L’Espagne au début du XIXe siècle

Le pays connaissait depuis 1808 une instabilité politique chronique dont les conséquences sur son empire furent particulièrement néfastes.

L’abdication de Charles IV en faveur de son fils Ferdinand VII à la suite de la révolte d’Aranjuez (17 mars 1808) allait définitivement modifier le cours de l’histoire du pays. Napoléon 1er envoya des troupes en avril et, le 10 mai, lors de la célèbre entrevue de Bayonne, il obligea Charles IV et Ferdinand VII à transmettre leurs droits de royauté à son frère Joseph. La rédaction de la première constitution espagnole, la Constitution de Bayonne, fut achevée le 7 juillet 1808. L’article 87 de son titre X proclamait que les royaumes et provinces d’Amérique et d’Asie jouiraient des mêmes droits que ceux de la métropole. L’article 89 autorisait le commerce réciproque d’un royaume ou d’une province à l’autre et « desdits royaumes et provinces avec la métropole »[1].

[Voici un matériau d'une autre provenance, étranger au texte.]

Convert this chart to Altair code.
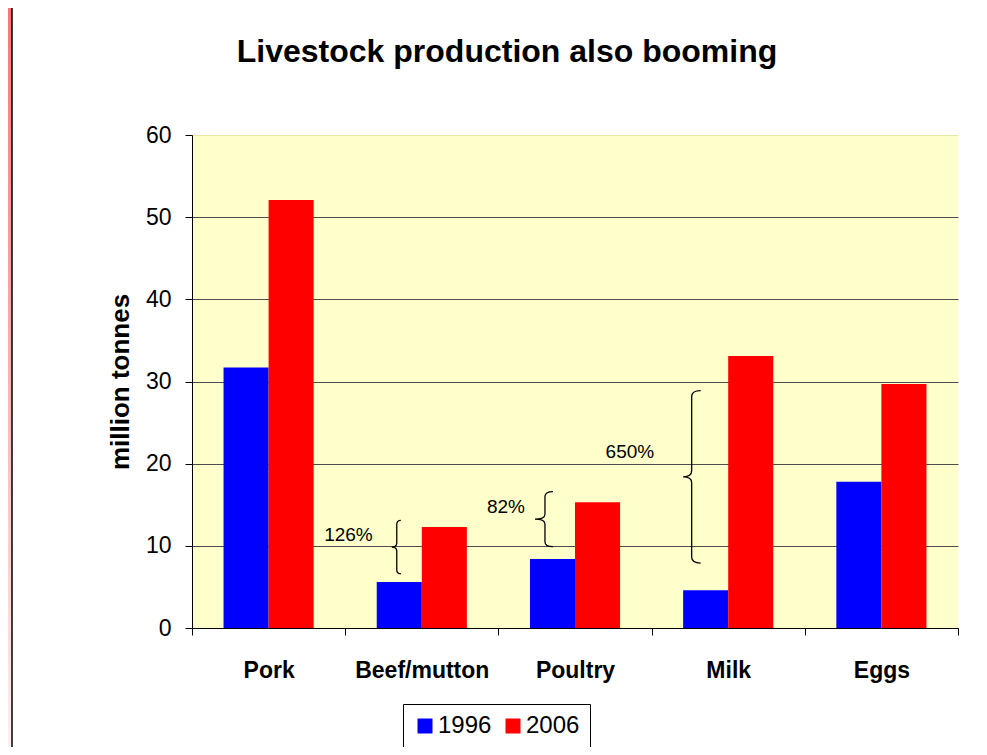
import altair as alt
import pandas as pd

# ---- data ----
categories = ["Pork", "Beef/mutton", "Poultry", "Milk", "Eggs"]
years = ["1996", "2006"]
v1996 = [31.7, 5.6, 8.4, 4.6, 17.8]
v2006 = [52.1, 12.3, 15.3, 33.1, 29.7]
y_ticks = [0, 10, 20, 30, 40, 50, 60]

ann_cats = ["Beef/mutton", "Poultry", "Milk"]
ann_text = ["126%", "82%", "650%"]
ann_lo = [6.6, 9.9, 7.9]
ann_hi = [13.1, 16.6, 28.9]
ann_label_y = [11.3, 14.7, 21.4]

title_text = "Livestock production also booming"
y_title = "million tonnes"

FONT = "Liberation Sans"
W, H = 766, 493
PAD = {"left": 184, "top": 127, "right": 21, "bottom": 119}

bars_df = pd.DataFrame(
    {
        "cat": categories * 2,
        "year": [years[0]] * len(categories) + [years[1]] * len(categories),
        "value": v1996 + v2006,
    }
)
ann_df = pd.DataFrame(
    {
        "cat": ann_cats,
        "year": [years[0]] * len(ann_cats),
        "label": ann_text,
        "lo": ann_lo,
        "hi": ann_hi,
        "label_y": ann_label_y,
    }
)
one = pd.DataFrame({"k": [0]})

x_enc = alt.X(
    "cat:N",
    sort=categories,
    scale=alt.Scale(paddingInner=0, paddingOuter=0),
    axis=alt.Axis(
        title=None,
        labelAngle=0,
        labelFontSize=23,
        labelFontWeight="bold",
        labelColor="black",
        labelPadding=24,
        tickSize=7,
        tickBand="extent",
        tickColor="black",
        domainColor="black",
        grid=False,
    ),
)
xo_enc = alt.XOffset(
    "year:N", sort=years, scale=alt.Scale(paddingInner=0, paddingOuter=0.7)
)
y_scale = alt.Scale(domain=[0, 60], nice=False)

bars = (
    alt.Chart(bars_df)
    .mark_bar()
    .encode(
        x=x_enc,
        xOffset=xo_enc,
        y=alt.Y(
            "value:Q",
            scale=y_scale,
            axis=alt.Axis(
                values=y_ticks,
                tickSize=7,
                tickColor="black",
                domainColor="black",
                labelFontSize=23,
                labelColor="black",
                labelPadding=14,
                title=y_title,
                titleFontSize=26,
                titleFontWeight="bold",
                titleColor="black",
                titlePadding=12,
                grid=True,
                gridColor={
                    "condition": {"test": "datum.value === 60", "value": "#e6e6a6"},
                    "value": "#4d4d4d",
                },
                gridOpacity=1,
                gridWidth=1,
            ),
        ),
        color=alt.Color(
            "year:N",
            sort=years,
            scale=alt.Scale(domain=years, range=["#0000ff", "#ff0000"]),
            legend=alt.Legend(
                title=None,
                orient="none",
                legendX=211,
                legendY=569,
                direction="horizontal",
                symbolType="square",
                symbolSize=225,
                symbolStrokeWidth=0,
                symbolOpacity=1,
                labelFontSize=24,
                labelColor="black",
                labelOffset=1,
                columnPadding=9,
                padding=10,
                strokeColor="black",
                fillColor="white",
            ),
        ),
    )
)


def brace_expr(o, t, e, c):
    h = "((scale('y', datum.lo) - scale('y', datum.hi)) / 2)"
    parts = [
        f"'M {o + e} '",
        f"(-{h})",
        f"' Q {o} '",
        f"(-{h})",
        f"' {o} '",
        f"({c} - {h})",
        f"' L {o} {-c} Q {o} 0 {o - t} 0 Q {o} 0 {o} {c} L {o} '",
        f"({h} - {c})",
        f"' Q {o} '",
        h,
        f"' {o + e} '",
        h,
    ]
    return " + ".join(parts)


# style per annotation: brace offset, tip, end, curl ; label dx
brace_style = [(-2.5, 5, 4, 4), (-7.5, 10, 8, 5), (-14, 8.5, 9, 6)]
label_dx = [-26.5, -27.5, -51.5]

ann_layers = []
for i, cat in enumerate(ann_cats):
    base = alt.Chart(ann_df).transform_filter(alt.datum.cat == cat)
    brace = (
        base.transform_calculate(mid="(datum.lo + datum.hi) / 2")
        .mark_point(
            shape=alt.ExprRef(expr=brace_expr(*brace_style[i])),
            size=4,
            filled=False,
            color="black",
            strokeWidth=1.3,
            opacity=1,
        )
        .encode(
            x=alt.X("cat:N", sort=categories),
            xOffset=alt.XOffset("year:N", sort=years),
            y=alt.Y("mid:Q", scale=y_scale),
        )
    )
    label = base.mark_text(
        align="right", baseline="middle", dx=label_dx[i], fontSize=19, font=FONT, color="black"
    ).encode(
        x=alt.X("cat:N", sort=categories),
        xOffset=alt.XOffset("year:N", sort=years),
        y=alt.Y("label_y:Q", scale=y_scale),
        text="label:N",
    )
    ann_layers += [brace, label]

strip = (
    alt.Chart(one)
    .mark_rect(
        color=alt.LinearGradient(
            gradient="linear",
            stops=[
                alt.GradientStop(color="#ff7474", offset=0),
                alt.GradientStop(color="#ffeef0", offset=1),
            ],
            x1=0, x2=0, y1=0, y2=1,
        )
    )
    .encode(x=alt.value(-184), x2=alt.value(-180), y=alt.value(-127), y2=alt.value(612))
)
border = (
    alt.Chart(one)
    .mark_rule(color="black", strokeWidth=1.5)
    .encode(x=alt.value(-180), y=alt.value(-127), y2=alt.value(612))
)
title = (
    alt.Chart(one)
    .mark_text(
        text=title_text,
        fontSize=32,
        fontWeight="bold",
        font=FONT,
        color="black",
        align="center",
        baseline="alphabetic",
    )
    .encode(x=alt.value(315), y=alt.value(-73))
)

chart = (
    alt.layer(strip, border, bars, *ann_layers, title)
    .properties(
        width=W,
        height=H,
        autosize=alt.AutoSizeParams(type="none"),
        padding=PAD,
        background="white",
    )
    .configure(font=FONT)
    .configure_view(fill="#ffffcc", stroke=None)
    .configure_axis(labelFont=FONT, titleFont=FONT)
    .configure_legend(labelFont=FONT)
)

chart.save("out.html", embed_options={"renderer": "svg", "actions": False})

Ferdinand VII, quoique retenu prisonnier en France, était toujours reconnu comme le roi. Dès l’été 1808, une révolution nationale au nom de Ferdinand VII, le « deseado »[2], divisa le pays en villes-états et provinces autonomes gouvernées par des juntes (juntas) de notables locaux et opposées à Joseph, l’« intruso », que soutenait une opinion publique minoritaire libérale influencée par les publications françaises qui avaient pénétré clandestinement dans le pays durant les années 1790. Les juntes organisèrent la lutte contre le nouveau régime ; l’armée de la junte de Séville remporta la bataille de Bailen ce qui obligea Joseph à quitter provisoirement Madrid et Napoléon à envahir l’Espagne.

Le gouvernement de l’Espagne fidèle à Ferdinand, devenu la Junte centrale de régence et composé de délégués des différentes juntes provinciales, siégeait à Cadix. La Junte convoqua les Cortès (le parlement) qui se réunirent à partir du 24 septembre 1810 et proclamèrent la Constitution de 1810, dite de Cadix. Elle instaurait une monarchie constitutionnelle par laquelle le roi était soumis au « pouvoir populaire »[3].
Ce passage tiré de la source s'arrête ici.